- **Required work**
All the data should be repeated exactly. Any image in it is left out.

- **Data block**
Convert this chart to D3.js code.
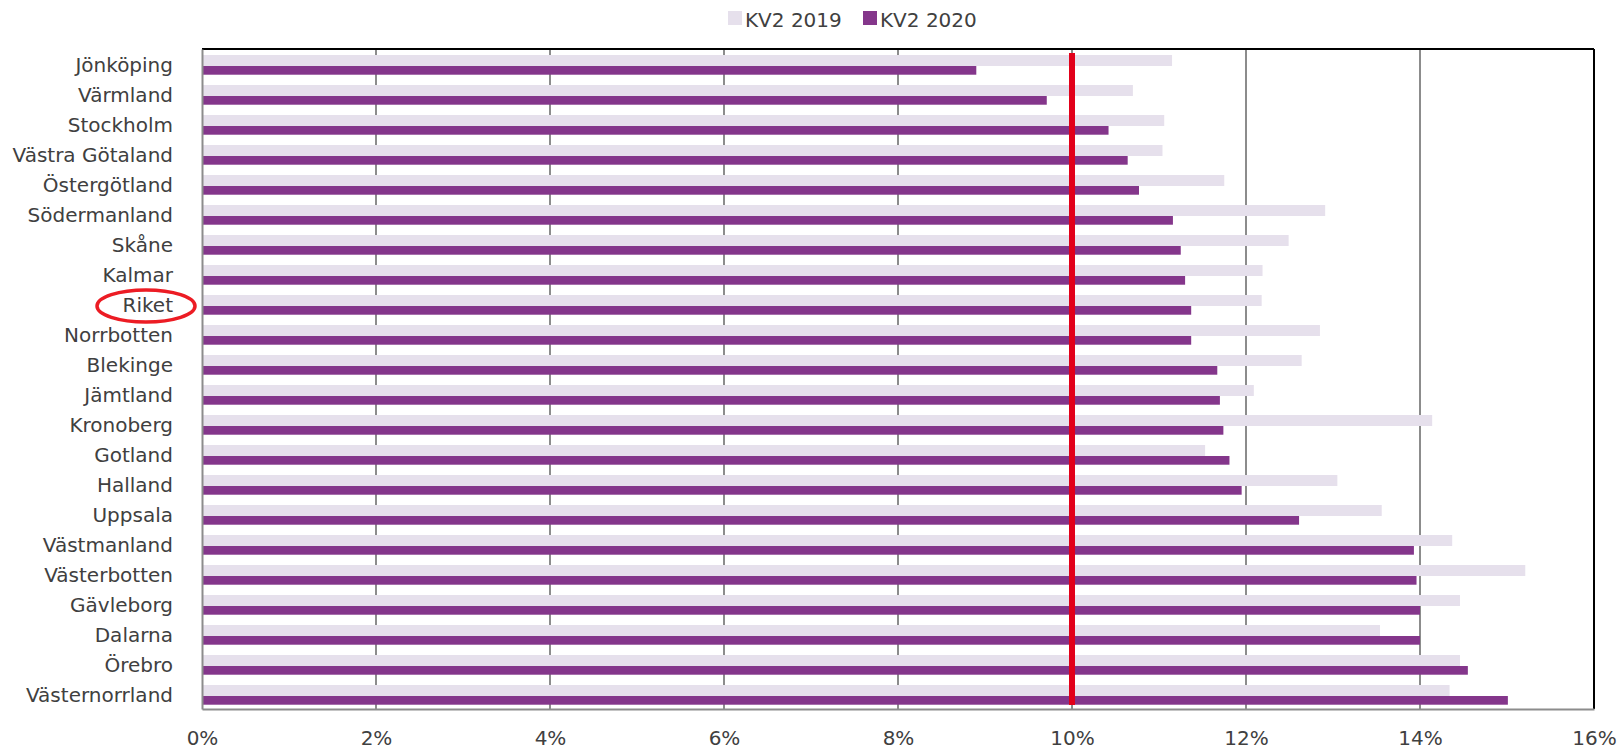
<!DOCTYPE html>
<html>
<head>
<meta charset="utf-8">
<script src="https://cdn.jsdelivr.net/npm/d3@7"></script>
<style>
  body { margin: 0; background: #fff; }
  text { font-family: "DejaVu Sans", Verdana, sans-serif; fill: #404040; }
</style>
</head>
<body>
<svg id="chart" width="1622" height="749"></svg>
<script>
// regions, top to bottom
var categories = ["Jönköping", "Värmland", "Stockholm", "Västra Götaland", "Östergötland",
  "Södermanland", "Skåne", "Kalmar", "Riket", "Norrbotten", "Blekinge", "Jämtland",
  "Kronoberg", "Gotland", "Halland", "Uppsala", "Västmanland", "Västerbotten",
  "Gävleborg", "Dalarna", "Örebro", "Västernorrland"];

var kv2019 = [11.15, 10.70, 11.06, 11.04, 11.75, 12.91, 12.49, 12.19, 12.18, 12.85, 12.64,
  12.09, 14.14, 11.53, 13.05, 13.56, 14.37, 15.21, 14.46, 13.54, 14.46, 14.34];

var kv2020 = [8.90, 9.71, 10.42, 10.64, 10.77, 11.16, 11.25, 11.30, 11.37, 11.37, 11.67,
  11.70, 11.74, 11.81, 11.95, 12.61, 13.93, 13.96, 14.00, 14.00, 14.55, 15.01];

var seriesNames = ["KV2 2019", "KV2 2020"];
var xTicks = [0, 2, 4, 6, 8, 10, 12, 14, 16];
var referenceValue = 10;
var highlighted = "Riket";

/****** Layout ******/
var svg = d3.select("#chart"),
    margins = {top: 49, right: 28, bottom: 40, left: 202},
    width = 1622 - margins.left - margins.right,
    height = 749 - margins.top - margins.bottom;

var colors = ["#e6e0ec", "#84368b"];

var x = d3.scaleLinear().domain([0, 16]).range([0, width]);
var y = d3.scaleBand().domain(categories).range([0, height]);
var bw = y.bandwidth();

var chart = svg.append("g")
    .attr("transform", "translate(" + margins.left + "," + margins.top + ")");

// gridlines
chart.append("g")
    .selectAll("line")
    .data(xTicks.filter(function (d) { return d > 0 && d < 16; }))
    .enter().append("line")
    .attr("x1", function (d) { return x(d); })
    .attr("x2", function (d) { return x(d); })
    .attr("y1", 0).attr("y2", height)
    .attr("stroke", "#8c8c8c").attr("stroke-width", 2);

// bars
var rows = categories.map(function (c, i) { return {name: c, a: kv2019[i], b: kv2020[i]}; });

chart.append("g").selectAll("rect")
    .data(rows)
    .enter().append("rect")
    .attr("x", x(0))
    .attr("y", function (d) { return y(d.name) + bw * 0.2; })
    .attr("width", function (d) { return x(d.a) - x(0); })
    .attr("height", bw * 0.367)
    .attr("fill", colors[0]);

chart.append("g").selectAll("rect")
    .data(rows)
    .enter().append("rect")
    .attr("x", x(0))
    .attr("y", function (d) { return y(d.name) + bw * 0.567; })
    .attr("width", function (d) { return x(d.b) - x(0); })
    .attr("height", bw * 0.29)
    .attr("fill", colors[1]);

// plot border: black top/right, grey axes
chart.append("line").attr("x1", 0).attr("x2", width).attr("y1", 0).attr("y2", 0)
    .attr("stroke", "#000").attr("stroke-width", 2);
chart.append("line").attr("x1", width).attr("x2", width).attr("y1", 0).attr("y2", height)
    .attr("stroke", "#000").attr("stroke-width", 2);

var xAxis = d3.axisBottom(x).tickValues(xTicks).tickSize(0)
    .tickFormat(function (d) { return d + "%"; });
var gx = chart.append("g")
    .attr("transform", "translate(0," + height + ")")
    .call(xAxis);
gx.select(".domain").attr("stroke", "#8c8c8c").attr("stroke-width", 2);
gx.selectAll("text").attr("y", 36).attr("dy", null)
    .style("font-size", "20px").attr("fill", "#404040");

var yAxis = d3.axisLeft(y).tickSize(0).tickPadding(29);
var gy = chart.append("g").call(yAxis);
gy.select(".domain").attr("stroke", "#8c8c8c").attr("stroke-width", 2);
gy.selectAll("text").attr("dy", "0.4em")
    .style("font-size", "20px").attr("fill", "#404040");

// 10% reference line
chart.append("line")
    .attr("x1", x(referenceValue)).attr("x2", x(referenceValue))
    .attr("y1", 4).attr("y2", height - 4)
    .attr("stroke", "#e2001a").attr("stroke-width", 6);

// circle around Riket
chart.append("ellipse")
    .attr("cx", -56)
    .attr("cy", y(highlighted) + bw / 2 + 2)
    .attr("rx", 49).attr("ry", 16)
    .attr("fill", "none").attr("stroke", "#ec1c24").attr("stroke-width", 3.5);

/****** Legend ******/
var legend = svg.append("g").attr("transform", "translate(728,11)");
var legendX = [0, 135];
seriesNames.forEach(function (s, i) {
  var item = legend.append("g").attr("transform", "translate(" + legendX[i] + ",0)");
  item.append("rect").attr("width", 14).attr("height", 14).attr("fill", colors[i]);
  item.append("text").attr("x", 17).attr("y", 16)
      .style("font-size", "20px").text(s);
});
</script>
</body>
</html>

- **Written response**
Convert this chart to D3.js code.
<!DOCTYPE html>
<html>
<head>
<meta charset="utf-8">
<script src="https://cdn.jsdelivr.net/npm/d3@7"></script>
<style>
  body { margin: 0; background: #fff; }
  text { font-family: "DejaVu Sans", Verdana, sans-serif; fill: #404040; }
</style>
</head>
<body>
<svg id="chart" width="1622" height="749"></svg>
<script>
// regions, top to bottom
var categories = ["Jönköping", "Värmland", "Stockholm", "Västra Götaland", "Östergötland",
  "Södermanland", "Skåne", "Kalmar", "Riket", "Norrbotten", "Blekinge", "Jämtland",
  "Kronoberg", "Gotland", "Halland", "Uppsala", "Västmanland", "Västerbotten",
  "Gävleborg", "Dalarna", "Örebro", "Västernorrland"];

var kv2019 = [11.15, 10.70, 11.06, 11.04, 11.75, 12.91, 12.49, 12.19, 12.18, 12.85, 12.64,
  12.09, 14.14, 11.53, 13.05, 13.56, 14.37, 15.21, 14.46, 13.54, 14.46, 14.34];

var kv2020 = [8.90, 9.71, 10.42, 10.64, 10.77, 11.16, 11.25, 11.30, 11.37, 11.37, 11.67,
  11.70, 11.74, 11.81, 11.95, 12.61, 13.93, 13.96, 14.00, 14.00, 14.55, 15.01];

var seriesNames = ["KV2 2019", "KV2 2020"];
var xTicks = [0, 2, 4, 6, 8, 10, 12, 14, 16];
var referenceValue = 10;
var highlighted = "Riket";

/****** Layout ******/
var svg = d3.select("#chart"),
    margins = {top: 49, right: 28, bottom: 40, left: 202},
    width = 1622 - margins.left - margins.right,
    height = 749 - margins.top - margins.bottom;

var colors = ["#e6e0ec", "#84368b"];

var x = d3.scaleLinear().domain([0, 16]).range([0, width]);
var y = d3.scaleBand().domain(categories).range([0, height]);
var bw = y.bandwidth();

var chart = svg.append("g")
    .attr("transform", "translate(" + margins.left + "," + margins.top + ")");

// gridlines
chart.append("g")
    .selectAll("line")
    .data(xTicks.filter(function (d) { return d > 0 && d < 16; }))
    .enter().append("line")
    .attr("x1", function (d) { return x(d); })
    .attr("x2", function (d) { return x(d); })
    .attr("y1", 0).attr("y2", height)
    .attr("stroke", "#8c8c8c").attr("stroke-width", 2);

// bars
var rows = categories.map(function (c, i) { return {name: c, a: kv2019[i], b: kv2020[i]}; });

chart.append("g").selectAll("rect")
    .data(rows)
    .enter().append("rect")
    .attr("x", x(0))
    .attr("y", function (d) { return y(d.name) + bw * 0.2; })
    .attr("width", function (d) { return x(d.a) - x(0); })
    .attr("height", bw * 0.367)
    .attr("fill", colors[0]);

chart.append("g").selectAll("rect")
    .data(rows)
    .enter().append("rect")
    .attr("x", x(0))
    .attr("y", function (d) { return y(d.name) + bw * 0.567; })
    .attr("width", function (d) { return x(d.b) - x(0); })
    .attr("height", bw * 0.29)
    .attr("fill", colors[1]);

// plot border: black top/right, grey axes
chart.append("line").attr("x1", 0).attr("x2", width).attr("y1", 0).attr("y2", 0)
    .attr("stroke", "#000").attr("stroke-width", 2);
chart.append("line").attr("x1", width).attr("x2", width).attr("y1", 0).attr("y2", height)
    .attr("stroke", "#000").attr("stroke-width", 2);

var xAxis = d3.axisBottom(x).tickValues(xTicks).tickSize(0)
    .tickFormat(function (d) { return d + "%"; });
var gx = chart.append("g")
    .attr("transform", "translate(0," + height + ")")
    .call(xAxis);
gx.select(".domain").attr("stroke", "#8c8c8c").attr("stroke-width", 2);
gx.selectAll("text").attr("y", 36).attr("dy", null)
    .style("font-size", "20px").attr("fill", "#404040");

var yAxis = d3.axisLeft(y).tickSize(0).tickPadding(29);
var gy = chart.append("g").call(yAxis);
gy.select(".domain").attr("stroke", "#8c8c8c").attr("stroke-width", 2);
gy.selectAll("text").attr("dy", "0.4em")
    .style("font-size", "20px").attr("fill", "#404040");

// 10% reference line
chart.append("line")
    .attr("x1", x(referenceValue)).attr("x2", x(referenceValue))
    .attr("y1", 4).attr("y2", height - 4)
    .attr("stroke", "#e2001a").attr("stroke-width", 6);

// circle around Riket
chart.append("ellipse")
    .attr("cx", -56)
    .attr("cy", y(highlighted) + bw / 2 + 2)
    .attr("rx", 49).attr("ry", 16)
    .attr("fill", "none").attr("stroke", "#ec1c24").attr("stroke-width", 3.5);

/****** Legend ******/
var legend = svg.append("g").attr("transform", "translate(728,11)");
var legendX = [0, 135];
seriesNames.forEach(function (s, i) {
  var item = legend.append("g").attr("transform", "translate(" + legendX[i] + ",0)");
  item.append("rect").attr("width", 14).attr("height", 14).attr("fill", colors[i]);
  item.append("text").attr("x", 17).attr("y", 16)
      .style("font-size", "20px").text(s);
});
</script>
</body>
</html>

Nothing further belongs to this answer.